The Boy with the Cuckoo-Clock Heart

Mathias Malzieu


Rated: 3.59 of 5 stars
3.59 ·
[?] · 26 ratings · Published: 20 Feb 2010

The Boy with the Cuckoo-Clock Heart by Mathias Malzieu
FIRSTLY: don’t touch the hands of your cuckoo-clock heart. SECONDLY: master your anger. THIRDLY: never, ever fall in love. For if you do, the hour hand will poke through your skin, your bones will shatter, and your heart will break once more.

Edinburgh, 1874. Born with a frozen heart, Jack is near death when his mother abandons him to the care of Dr. Madeleine—witch doctor, midwife, protector of orphans—who saves Jack by placing a cuckoo clock in his chest. And it is in her orphanage that Jack grows up among tear-filled flasks, eggs containing memories, and a man with a musical spine.

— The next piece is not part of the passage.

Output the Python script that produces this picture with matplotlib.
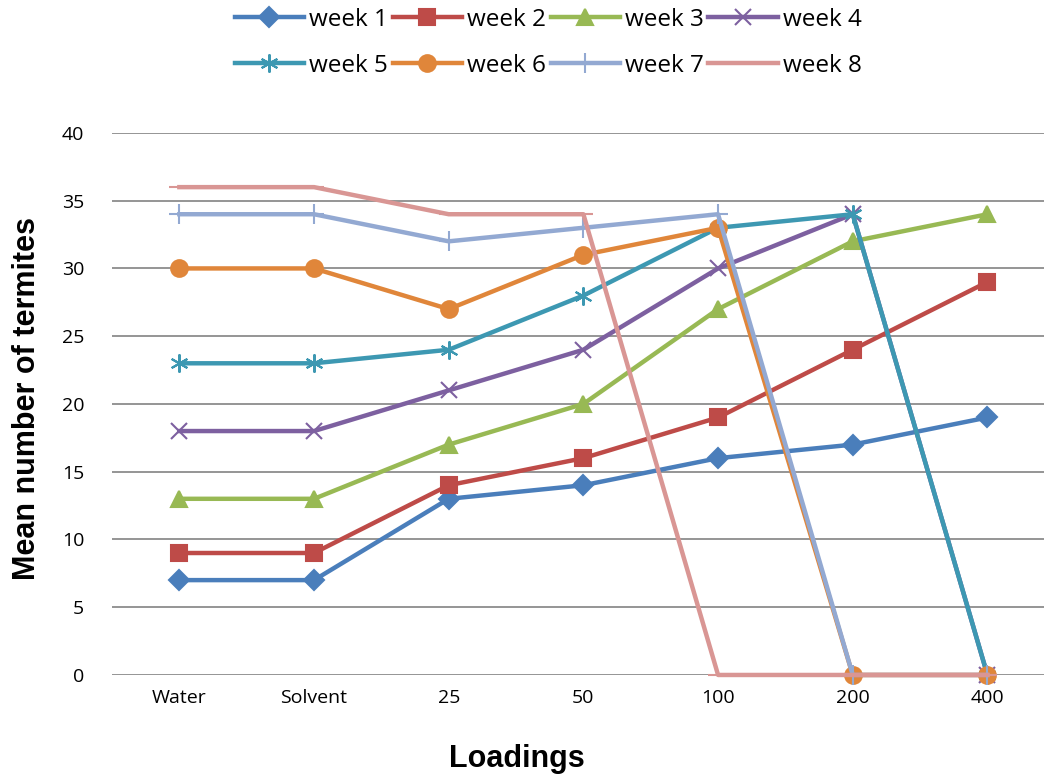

As Jack gets older, Dr. Madeleine warns him that his heart is too fragile for strong emotions: he must never, ever fall in love. And, of course, this is exactly what he does: on his tenth birthday and with head-over-heels abandon. The object of his ardor is Miss Acacia—a bespectacled young street performer with a soul-stirring voice. But now Jack’s life is doubly at risk—his heart is in danger and so is his safety after he injures the school bully in a fight for the affections of the beautiful singer.

Now begins a journey of escape and pursuit, from Edinburgh to Paris to Miss Acacia’s home in Andalusia. Mathias Malzieu’s The Boy with the Cuckoo-Clock Heart is a fantastical, wildly inventive tale of love and heartbreak—by turns poignant and funny—in which Jack finally learns the great joys, and ultimately the greater costs, of owning a fully formed heart.